Set Benchmarks and Targets

  • Historical Data: Use past performance data to set realistic benchmarks.

  • Industry Standards: Consider industry benchmarks to gauge where you stand.

  • Example: If the industry standard for DAU/MAU (Daily Active Users/Monthly Active Users) ratio is 20%, aim to meet or exceed this benchmark.


Monitor and Adjust KPIs

  • Regular Reviews: Periodically review KPI performance to track progress and make adjustments.

  • Flexibility: Be prepared to refine your KPIs as your product and market evolve.

  • Example: If user engagement is lower than expected, analyze user feedback and make necessary product adjustments.


Case Study: Spotify’s Use of KPIs

Spotify, a leading music streaming service, effectively uses KPIs to drive product success. Here’s how they do it:

  • User Engagement: Spotify tracks metrics like DAU and the average listening time per user. By focusing on these KPIs, they ensure that their users are not only active but also engaged for longer periods.

  • User Retention: Spotify measures retention rates and churn rates, identifying why users leave and implementing strategies to retain them, such as personalized playlists and exclusive content.

  • Revenue: Spotify monitors MRR and ARPU to ensure financial health. They also track the conversion rate from free to premium subscriptions, optimizing their revenue streams.

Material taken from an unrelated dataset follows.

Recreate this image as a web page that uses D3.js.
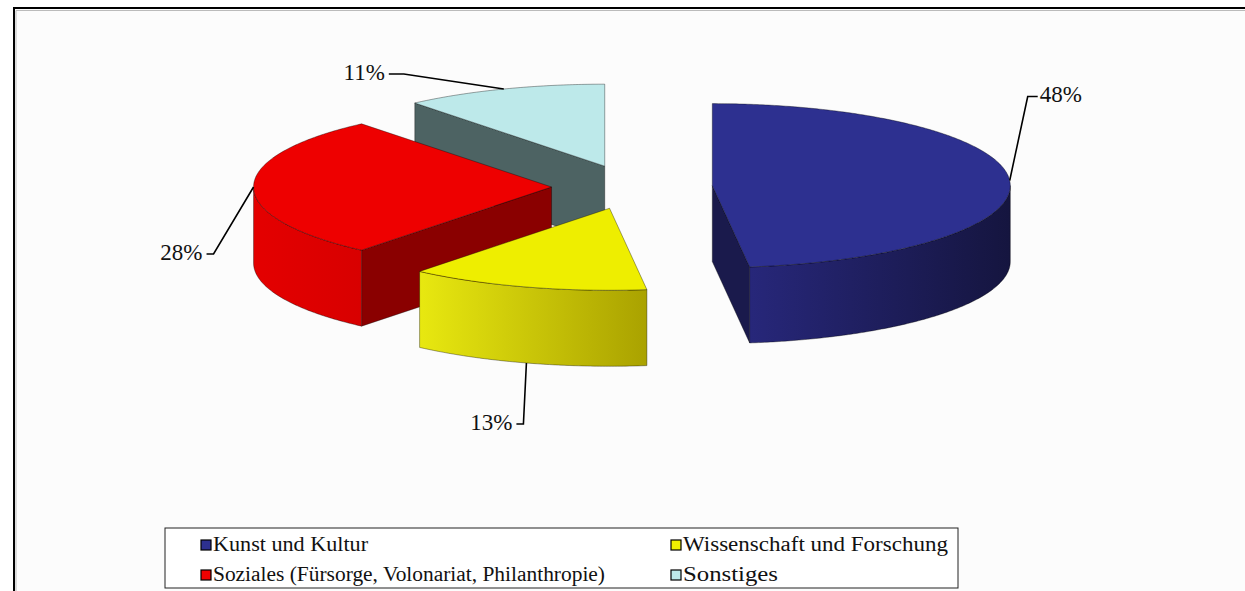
<!DOCTYPE html>
<html>
<head>
<meta charset="utf-8">
<script src="https://cdn.jsdelivr.net/npm/d3@7"></script>
<style>
  body { margin: 0; background: #fff; }
  text { font-family: "Liberation Serif", "DejaVu Serif", serif; fill: #111; }
</style>
</head>
<body>
<div id="chart"></div>
<script>
// data
const categories = ['Kunst und Kultur', 'Wissenschaft und Forschung',
                    'Soziales (Fürsorge, Volonariat, Philanthropie)', 'Sonstiges'];
const values = [48, 13, 28, 11];
const pctLabels = ['48%', '13%', '28%', '11%'];
const topColors = ['#2d3090', '#eeee00', '#ee0000', '#bde9ea'];
const sideLeft = ['#27277a', '#e8e810', '#e40000', '#4d6363'];
const sideRight = ['#15153f', '#aaa200', '#d80000', '#4d6363'];
const wallColors = ['#1a1a4c', '#b8b000', '#8a0000', '#4d6363'];
const legendColors = ['#2d3090', '#eeee00', '#ee0000', '#bde9ea'];

function draw() {
    let width = 1245, height = 591,
        svg = d3.select('#chart').append('svg')
                .attr('width', width).attr('height', height);

    // chart frame
    svg.append('rect').attr('x', 14).attr('y', 8)
       .attr('width', width).attr('height', height)
       .attr('fill', '#fcfcfc').attr('stroke', '#000').attr('stroke-width', 2);
    svg.append('path').attr('d', `M16,${height} V10.5 H${width}`)
       .attr('fill', 'none').attr('stroke', '#bbb').attr('stroke-width', 1);

    // pie geometry
    let cx = 632, cy = 187, rx = 298, ry = 82, depth = 76, explode = 0.27;
    let pie = d3.pie().sort(null).value(d => d)(values);

    let defs = svg.append('defs');
    pie.forEach((p, i) => {
        let g = defs.append('linearGradient').attr('id', 'side-' + i)
                    .attr('x1', 0).attr('x2', 1).attr('y1', 0).attr('y2', 0);
        g.append('stop').attr('offset', '0%').attr('stop-color', sideLeft[i]);
        g.append('stop').attr('offset', '100%').attr('stop-color', sideRight[i]);
    });

    let slices = pie.map((p, i) => {
        let mid = (p.startAngle + p.endAngle) / 2;
        return {
            i: i, a0: p.startAngle, a1: p.endAngle, mid: mid,
            x: cx + Math.sin(mid) * explode * rx,
            y: cy - Math.cos(mid) * explode * ry
        };
    });

    function pt(s, a, z) {
        return [s.x + Math.sin(a) * rx, s.y - Math.cos(a) * ry + z];
    }
    function arcPts(s, a0, a1, z) {
        let n = Math.max(2, Math.ceil((a1 - a0) / 0.01)), out = [];
        for (let k = 0; k <= n; k++) out.push(pt(s, a0 + (a1 - a0) * k / n, z));
        return out;
    }
    let line = d3.line();

    let plot = svg.append('g');
    slices.slice().sort((a, b) => a.y - b.y).forEach(s => {
        let g = plot.append('g');
        // radial walls facing the viewer
        [[s.a0, Math.sin(s.a0) < -1e-6], [s.a1, Math.sin(s.a1) > 1e-6]].forEach(([a, vis]) => {
            if (!vis) return;
            let p = pt(s, a, 0);
            g.append('path')
             .attr('d', line([[s.x, s.y], p, [p[0], p[1] + depth], [s.x, s.y + depth]]) + 'Z')
             .attr('fill', wallColors[s.i])
             .attr('stroke', 'rgba(0,0,0,0.45)').attr('stroke-width', 0.8);
        });
        // outer wall (front half only)
        let f0 = Math.max(s.a0, Math.PI / 2), f1 = Math.min(s.a1, Math.PI * 1.5);
        if (f1 > f0) {
            let top = arcPts(s, f0, f1, 0), bot = arcPts(s, f0, f1, depth).reverse();
            g.append('path').attr('d', line(top.concat(bot)) + 'Z')
             .attr('fill', `url(#side-${s.i})`)
             .attr('stroke', 'rgba(0,0,0,0.45)').attr('stroke-width', 0.8);
        }
        // top face
        g.append('path')
         .attr('d', line([[s.x, s.y]].concat(arcPts(s, s.a0, s.a1, 0))) + 'Z')
         .attr('fill', topColors[s.i])
         .attr('stroke', 'rgba(0,0,0,0.45)').attr('stroke-width', 0.8);
    });

    // leader lines and labels: elbow offset from anchor, text side
    let leaderLayout = [
        {dx: 18, dy: -84, tail: 10},
        {dx: -3, dy: 61, tail: -7},
        {dx: -40, dy: 67, tail: -7},
        {dx: -100, dy: -15, tail: -15}
    ];
    let labels = svg.append('g');
    slices.forEach(s => {
        let front = Math.cos(s.mid) < -0.5,
            anchor = pt(s, s.mid, front ? depth : 0),
            lay = leaderLayout[s.i],
            elbow = [anchor[0] + lay.dx, anchor[1] + lay.dy],
            end = [elbow[0] + lay.tail, elbow[1]];
        labels.append('path').attr('d', line([anchor, elbow, end]))
              .attr('fill', 'none').attr('stroke', '#000').attr('stroke-width', 1.6);
        labels.append('text')
              .attr('x', end[0] + (lay.tail > 0 ? 2 : -4))
              .attr('y', end[1] + 6)
              .attr('text-anchor', lay.tail > 0 ? 'start' : 'end')
              .attr('font-size', 23)
              .text(pctLabels[s.i]);
    });

    // legend
    let legend = svg.append('g').attr('transform', 'translate(165, 528)');
    legend.append('rect').attr('width', 793).attr('height', 60)
          .attr('fill', '#fff').attr('stroke', '#222').attr('stroke-width', 1);
    let legendWidths = [155, 265, 392, 95];
    let item = legend.selectAll('g.item').data(categories).enter().append('g')
                     .attr('class', 'item')
                     .attr('transform', (d, i) => `translate(${i % 2 === 0 ? 36 : 506}, ${i < 2 ? 12 : 42})`);
    // legend order: Kunst, Wissenschaft / Soziales, Sonstiges
    item.append('rect').attr('width', 10).attr('height', 10)
        .attr('fill', (d, i) => legendColors[i])
        .attr('stroke', '#000').attr('stroke-width', 1.2);
    item.append('text').attr('x', 12).attr('y', 11)
        .attr('font-size', 20)
        .attr('textLength', (d, i) => legendWidths[i])
        .attr('lengthAdjust', 'spacingAndGlyphs')
        .text(d => d);
}
draw();
</script>
</body>
</html>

Expert Tips on Defining KPIs

Be Specific and Relevant

  • "Choose KPIs that are directly tied to your product’s objectives and business goals. Avoid generic metrics that don’t provide actionable insights." — Marty Cagan, Partner at Silicon Valley Product Group


Focus on Leading and Lagging Indicators

  • "Use a mix of leading indicators (predict future performance) and lagging indicators (reflect past performance) to get a comprehensive view of your product’s health." — Ken Norton, Partner at Google Ventures


Prioritize Simplicity

  • "Keep your KPIs simple and easy to understand. Complex metrics can lead to confusion and misinterpretation." — Melissa Perri, CEO of Produx Labs


Conclusion

Defining KPIs is essential for measuring the success of your product and guiding strategic decisions. By aligning KPIs with business goals, selecting specific and measurable metrics, setting benchmarks, and regularly reviewing performance, you can ensure that your product meets its objectives and delivers value to users. For product-oriented companies, implementing these best practices will lead to more effective product management and better business outcomes.